[Exercise brief] Write out, word for word, the first line of the data below and every line after it through the one containing "ax.bar(x, values, width=0.4, color=bar_color, zorder=3)".
[Begin Data shown]
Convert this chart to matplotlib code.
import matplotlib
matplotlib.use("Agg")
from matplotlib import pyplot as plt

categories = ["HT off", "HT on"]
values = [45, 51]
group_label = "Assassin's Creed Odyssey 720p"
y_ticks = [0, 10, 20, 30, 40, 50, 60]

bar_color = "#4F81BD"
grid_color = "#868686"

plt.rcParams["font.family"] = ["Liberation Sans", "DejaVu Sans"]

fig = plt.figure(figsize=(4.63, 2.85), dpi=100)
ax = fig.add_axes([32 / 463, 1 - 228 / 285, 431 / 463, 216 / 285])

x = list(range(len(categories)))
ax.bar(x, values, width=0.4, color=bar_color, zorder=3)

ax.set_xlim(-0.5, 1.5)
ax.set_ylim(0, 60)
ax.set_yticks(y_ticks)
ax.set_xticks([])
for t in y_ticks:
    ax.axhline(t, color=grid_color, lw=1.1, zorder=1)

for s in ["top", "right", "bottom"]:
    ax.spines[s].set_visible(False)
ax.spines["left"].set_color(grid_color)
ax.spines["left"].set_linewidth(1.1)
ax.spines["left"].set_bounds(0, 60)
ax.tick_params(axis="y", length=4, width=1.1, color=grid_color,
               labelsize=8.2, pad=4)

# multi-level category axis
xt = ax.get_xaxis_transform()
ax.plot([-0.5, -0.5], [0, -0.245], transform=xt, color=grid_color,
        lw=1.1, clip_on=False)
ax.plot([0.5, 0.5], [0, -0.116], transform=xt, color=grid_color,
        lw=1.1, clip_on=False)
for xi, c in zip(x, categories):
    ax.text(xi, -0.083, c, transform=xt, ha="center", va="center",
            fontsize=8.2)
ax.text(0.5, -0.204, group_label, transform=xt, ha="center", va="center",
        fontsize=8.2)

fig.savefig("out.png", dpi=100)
[End Data shown]
[Task answer]
Convert this chart to matplotlib code.
import matplotlib
matplotlib.use("Agg")
from matplotlib import pyplot as plt

categories = ["HT off", "HT on"]
values = [45, 51]
group_label = "Assassin's Creed Odyssey 720p"
y_ticks = [0, 10, 20, 30, 40, 50, 60]

bar_color = "#4F81BD"
grid_color = "#868686"

plt.rcParams["font.family"] = ["Liberation Sans", "DejaVu Sans"]

fig = plt.figure(figsize=(4.63, 2.85), dpi=100)
ax = fig.add_axes([32 / 463, 1 - 228 / 285, 431 / 463, 216 / 285])

x = list(range(len(categories)))
ax.bar(x, values, width=0.4, color=bar_color, zorder=3)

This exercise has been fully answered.